All the regions except Tohoku, which was hit by the catastrophic 2011 earthquake and tsunami, said their recoveries had stalled or the pace had been moderate, the central bank said in a quarterly report released after its one-day meeting of branch managers.
It is the first time since January 2009, after the bankruptcy of Lehman Brothers Holdings Inc. the previous September touched off a global credit crunch, that the BOJ has downgraded the eight regional economies, according to the BOJ.
Before the release of the quarterly report, BOJ Gov. Masaaki Shirakawa told the regional mangers that the course of the global economy remains uncertain amid Europe’s debt problem and the pace of the U.S. recovery.
Speaking at the outset of the meeting, he also said the BOJ is promoting “powerful monetary easing” to strengthen the basis for economic growth, given that the year-on-year change in Japan’s core consumer price index is basically nonexistent and is likely to stay that way for a while.
“The central bank will proceed with monetary easing continuously by steadily increasing the amount outstanding in the asset purchase program” and continue to conduct monetary policy appropriately, he said.
Shirakawa’s remarks came amid speculation the BOJ could take more monetary easing steps at its Policy Board meeting next week due to persistent deflation.
All nine regional economies downgraded private consumption figures, affected partly by the end of the government’s subsidy program for the purchase of “eco-friendly” vehicles, while demand for flat-panel TVs remained sluggish, a BOJ official said.
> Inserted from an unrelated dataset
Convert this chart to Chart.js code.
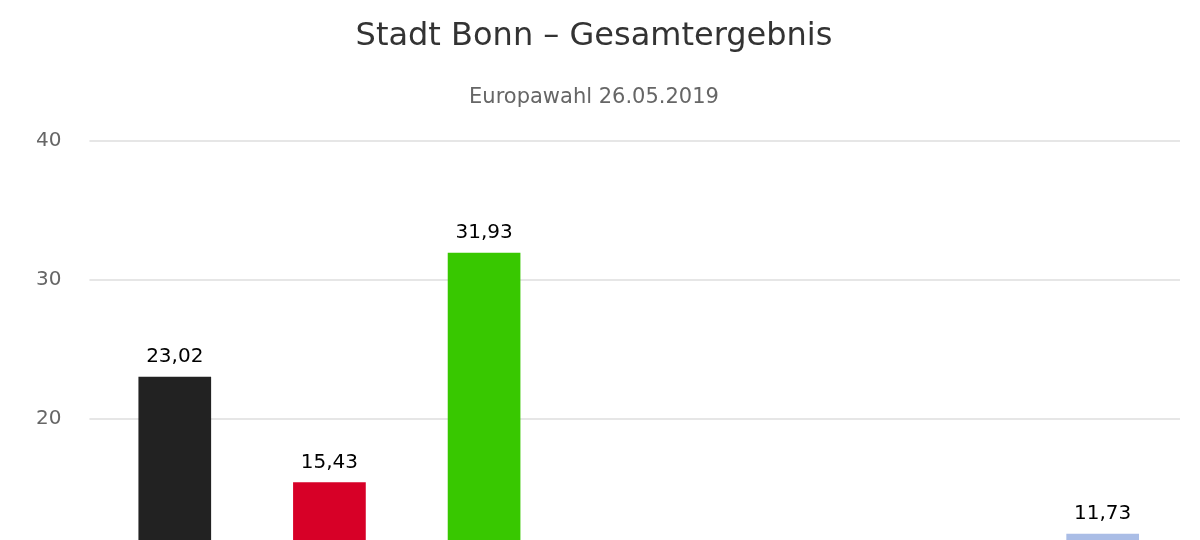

The eight economies also revised downward their production activity due to the effects of the overseas slowdowns.
While many regions saw travel demand rise, some pointed to the decline in tourists from China resulting from the Senkaku dispute.
The BOJ left its assessment of the Tohoku economy unchanged, saying it is still supported by a substantial growth in public investment driven by reconstruction demand following the 2011 disasters.
In his speech earlier in the day, Shirakawa stressed the need to pay “full attention” to how the European debt crisis will affect the Japanese economy through financial and capital markets.
“There remains a high degree of uncertainty about the global economy, including the prospects for the European debt problem, the momentum toward recovery for the U.S. economy, and the likelihood of emerging and commodity-exporting economies simultaneously achieving price stability and economic growth,” he said.
As for the economy at present, Shirakawa said exports and industrial output have been relatively weak, affected by a slowdown overseas, while domestic demand is still being buoyed by reconstruction-related demand.